There was an old couple that kept the lighthouse in Galveston, who was worried about her son in Galveston. When the storm came up he tried to keep his light burning, but it was of no use. He had been a fine soldier in the Confederate army, and became a lighthouse keeper. The wind blew so hard it blew down a piece of slate and hit him on the head and injured him. He watched the light until it went out and of course there was no use in trying to make it burn any longer. Se he went downstairs with his wife in the front room and they stayed there together, thinking every minute they would go with the rest. But they were saved, and the next morning they could see dead bodies floating around their house. Her son was saved also.
The forts were a short distance from our house. The night of the storm the guns went boom! Boom! All night and we heard them and would say someone is in trouble. The next morning we found out it was the poor soldiers who were crying for help. When the people went on the beach, the soldiers were among the rest, and they were taken up and buried in Galveston at government expense. The way we knew about the soldiers was from only one who had escaped. He floated by the lighthouse and tried to reach it, but could not, so he floated away on the roof of an old house. Some people say they saw him riding the waves on the back of a dead mule that belonged to the soldiers.
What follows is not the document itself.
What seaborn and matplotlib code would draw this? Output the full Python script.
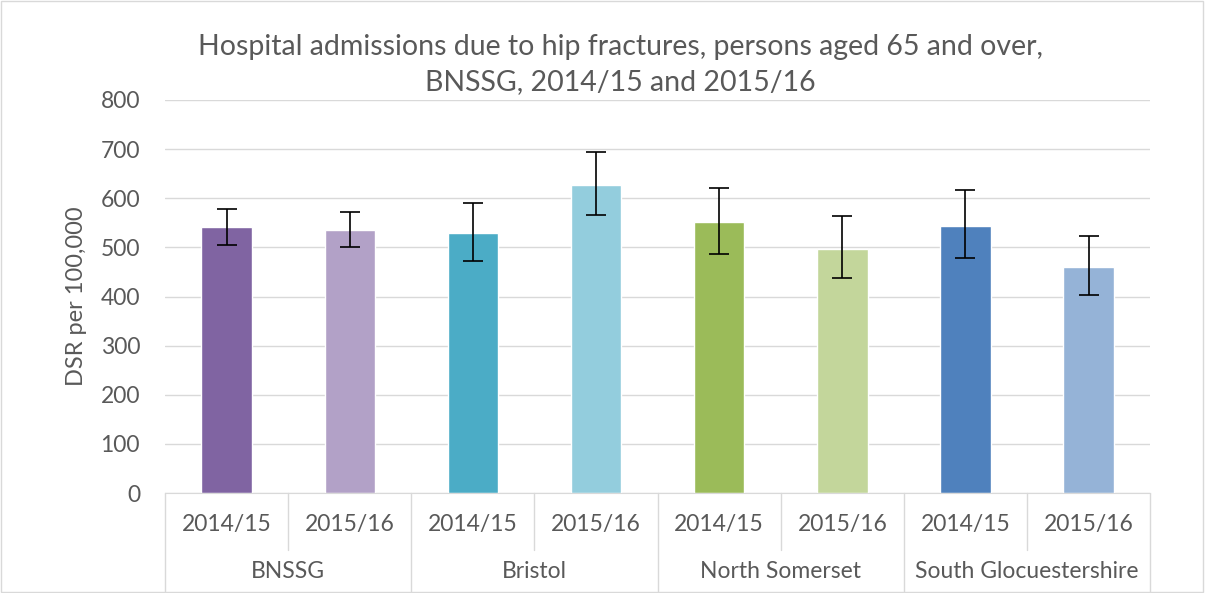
import pandas as pd
import seaborn as sns
import matplotlib.pyplot as plt
from matplotlib.patches import Rectangle

areas = ["BNSSG", "Bristol", "North Somerset", "South Glocuestershire"]
years = ["2014/15", "2015/16"]
dsr = [542, 536, 530, 627, 552, 497, 544, 461]
lower = [504, 500, 473, 565, 487, 438, 478, 404]
upper = [579, 572, 591, 695, 621, 563, 616, 524]
colours = ["#8064A2", "#B2A1C7", "#4BACC6", "#93CDDD",
           "#9BBB59", "#C3D69B", "#4F81BD", "#95B3D7"]

df = pd.DataFrame({
    "area": [a for a in areas for _ in years],
    "year": years * len(areas),
    "dsr": dsr,
    "lower": lower,
    "upper": upper,
})
df["key"] = df["area"] + " " + df["year"]

sns.set_style("white")
plt.rcParams["font.family"] = ["Lato", "DejaVu Sans"]
text_col = "#595959"
grid_col = "#D9D9D9"

fig = plt.figure(figsize=(12.05, 5.93), dpi=100)
ax = fig.add_axes([0.137, 0.1686, 0.8175, 0.6628])

sns.barplot(data=df, x="key", y="dsr", hue="key", palette=colours, saturation=1,
            width=0.41, legend=False, ax=ax, zorder=2)
xs = range(len(df))
ax.errorbar(xs, df["dsr"], yerr=[df["dsr"] - df["lower"], df["upper"] - df["dsr"]],
            fmt="none", ecolor="black", elinewidth=1.2, capsize=7, capthick=1.2, zorder=3)

ax.set_ylim(0, 800)
ax.set_xlim(-0.5, len(df) - 0.5)
ax.set_yticks(range(0, 801, 100))
ax.yaxis.grid(True, color=grid_col, linewidth=1, zorder=0)
ax.set_axisbelow(True)
for s in ["top", "right", "left"]:
    ax.spines[s].set_visible(False)
ax.spines["bottom"].set_color(grid_col)
ax.tick_params(axis="y", length=0, labelsize=16.5, labelcolor=text_col, pad=18)
ax.set_xticks([])
ax.set_xlabel("")
ax.set_ylabel("DSR per 100,000", fontsize=17, color=text_col, labelpad=10)

# two-level category axis
tr = ax.get_xaxis_transform()
n = len(df)
for i in range(n + 1):
    depth = -0.285 if i % 2 == 0 else -0.145
    ax.plot([i - 0.5, i - 0.5], [0, depth], transform=tr, color=grid_col,
            linewidth=1, clip_on=False)
for i, y in enumerate(df["year"]):
    ax.text(i, -0.08, y, transform=tr, ha="center", va="center",
            fontsize=16.5, color=text_col)
for j, a in enumerate(areas):
    ax.text(2 * j + 0.5, -0.2, a, transform=tr, ha="center", va="center",
            fontsize=16.5, color=text_col)

fig.suptitle("Hospital admissions due to hip fractures, persons aged 65 and over,\nBNSSG, 2014/15 and 2015/16",
             x=0.515, y=0.943, fontsize=20.5, color=text_col, linespacing=1.45)

fig.patches.append(Rectangle((0.001, 0.002), 0.997, 0.996, transform=fig.transFigure,
                             fill=False, edgecolor=grid_col, linewidth=1))

fig.savefig("out.png", dpi=100)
There was a lady who stayed with us, by the name of Douglas, with her people until they could get her home, and they had a little boy that was in Galveston during the storm, and it was about a month before they ever found him. Many people were almost crazy trying to get to Galveston to get to their families. Many tried to get aboard the big vessels out in the Gulf because they thought it safer than on land.

There was a trestle that had two coal cars in the middle of it, and after the storm they had crossed the trestle, broke the switch, upset all the coal, and broke the car all to pieces. But the coal was no where to be seen – it had blown everywhere. You cannot imagine such a storm. I walked out on the beach near the wharf, and the wharf was torn off at the end where a ship had gone through."

I told y'all that it is an incredible read! Thanks to Robert and his cousin for sharing his great aunt's diary with us. I am blown away by reading this. That poor child!